PROBLEM DETAILS: In the material below, find every line with "that" and pull it out.

DATASET ROWS:
• • • •
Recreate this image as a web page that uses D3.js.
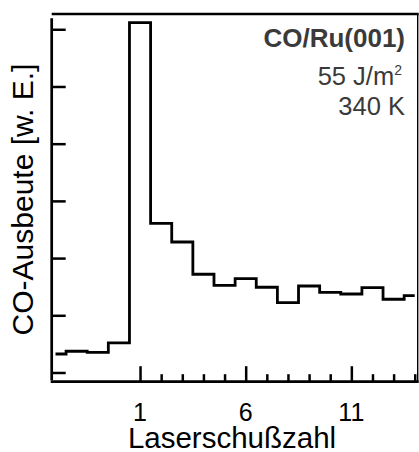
• • • •
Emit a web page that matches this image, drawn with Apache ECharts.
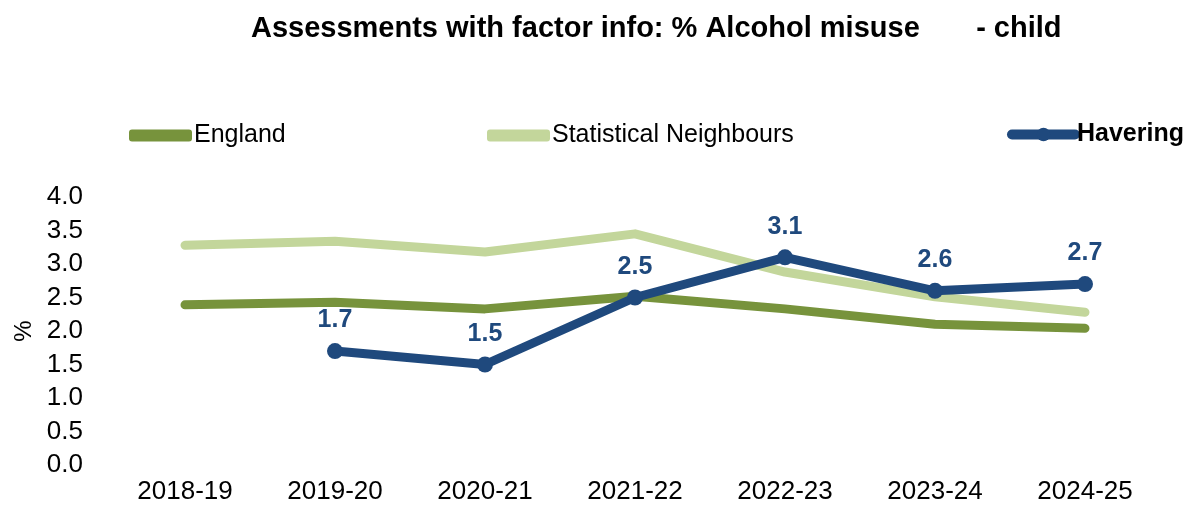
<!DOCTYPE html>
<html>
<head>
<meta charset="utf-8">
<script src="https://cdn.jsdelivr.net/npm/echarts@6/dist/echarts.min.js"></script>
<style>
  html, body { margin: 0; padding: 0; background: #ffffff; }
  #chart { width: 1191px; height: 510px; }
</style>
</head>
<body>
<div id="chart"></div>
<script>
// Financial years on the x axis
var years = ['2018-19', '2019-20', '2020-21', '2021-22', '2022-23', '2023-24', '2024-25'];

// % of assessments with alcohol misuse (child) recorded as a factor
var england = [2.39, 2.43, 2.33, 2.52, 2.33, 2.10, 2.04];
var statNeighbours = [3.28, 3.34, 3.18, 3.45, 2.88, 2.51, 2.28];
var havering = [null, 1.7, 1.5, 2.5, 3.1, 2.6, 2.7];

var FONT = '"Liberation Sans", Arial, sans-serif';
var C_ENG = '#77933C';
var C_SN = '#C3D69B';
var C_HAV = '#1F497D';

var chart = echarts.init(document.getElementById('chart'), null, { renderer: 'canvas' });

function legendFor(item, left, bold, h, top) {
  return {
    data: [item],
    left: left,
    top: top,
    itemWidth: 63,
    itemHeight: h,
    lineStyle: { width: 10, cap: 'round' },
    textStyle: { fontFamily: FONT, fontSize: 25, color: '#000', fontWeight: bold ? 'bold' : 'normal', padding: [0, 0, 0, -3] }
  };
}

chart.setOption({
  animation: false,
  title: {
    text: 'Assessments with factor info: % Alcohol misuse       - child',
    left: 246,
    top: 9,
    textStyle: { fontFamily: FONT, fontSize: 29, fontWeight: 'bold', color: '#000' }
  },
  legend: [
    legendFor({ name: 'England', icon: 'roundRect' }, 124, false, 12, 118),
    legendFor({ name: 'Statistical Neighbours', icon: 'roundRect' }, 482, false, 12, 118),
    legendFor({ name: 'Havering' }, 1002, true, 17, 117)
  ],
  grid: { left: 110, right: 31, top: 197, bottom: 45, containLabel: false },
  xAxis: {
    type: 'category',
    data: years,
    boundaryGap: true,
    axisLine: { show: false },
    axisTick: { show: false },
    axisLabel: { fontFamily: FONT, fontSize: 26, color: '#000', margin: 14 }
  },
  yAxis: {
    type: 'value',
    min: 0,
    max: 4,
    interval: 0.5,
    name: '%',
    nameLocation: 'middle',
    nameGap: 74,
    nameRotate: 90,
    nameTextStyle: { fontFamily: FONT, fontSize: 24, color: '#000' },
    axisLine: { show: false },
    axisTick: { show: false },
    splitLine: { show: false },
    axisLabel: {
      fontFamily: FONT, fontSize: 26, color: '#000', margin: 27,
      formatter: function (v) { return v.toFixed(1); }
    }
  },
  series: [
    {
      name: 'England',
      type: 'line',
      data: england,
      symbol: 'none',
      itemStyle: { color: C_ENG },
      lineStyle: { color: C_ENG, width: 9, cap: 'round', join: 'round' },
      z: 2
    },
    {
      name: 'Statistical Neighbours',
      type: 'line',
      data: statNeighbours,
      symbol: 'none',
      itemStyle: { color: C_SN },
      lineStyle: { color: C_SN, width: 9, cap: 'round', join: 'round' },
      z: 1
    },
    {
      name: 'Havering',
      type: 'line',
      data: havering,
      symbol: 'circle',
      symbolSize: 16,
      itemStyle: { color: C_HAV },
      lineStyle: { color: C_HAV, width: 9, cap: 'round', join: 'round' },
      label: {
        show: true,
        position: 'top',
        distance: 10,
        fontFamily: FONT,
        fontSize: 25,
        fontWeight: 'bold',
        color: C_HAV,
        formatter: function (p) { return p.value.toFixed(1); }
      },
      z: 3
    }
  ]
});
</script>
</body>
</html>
• • • •
FULL OUTPUT:
Recreate this image as a web page that uses D3.js.
Emit a web page that matches this image, drawn with Apache ECharts.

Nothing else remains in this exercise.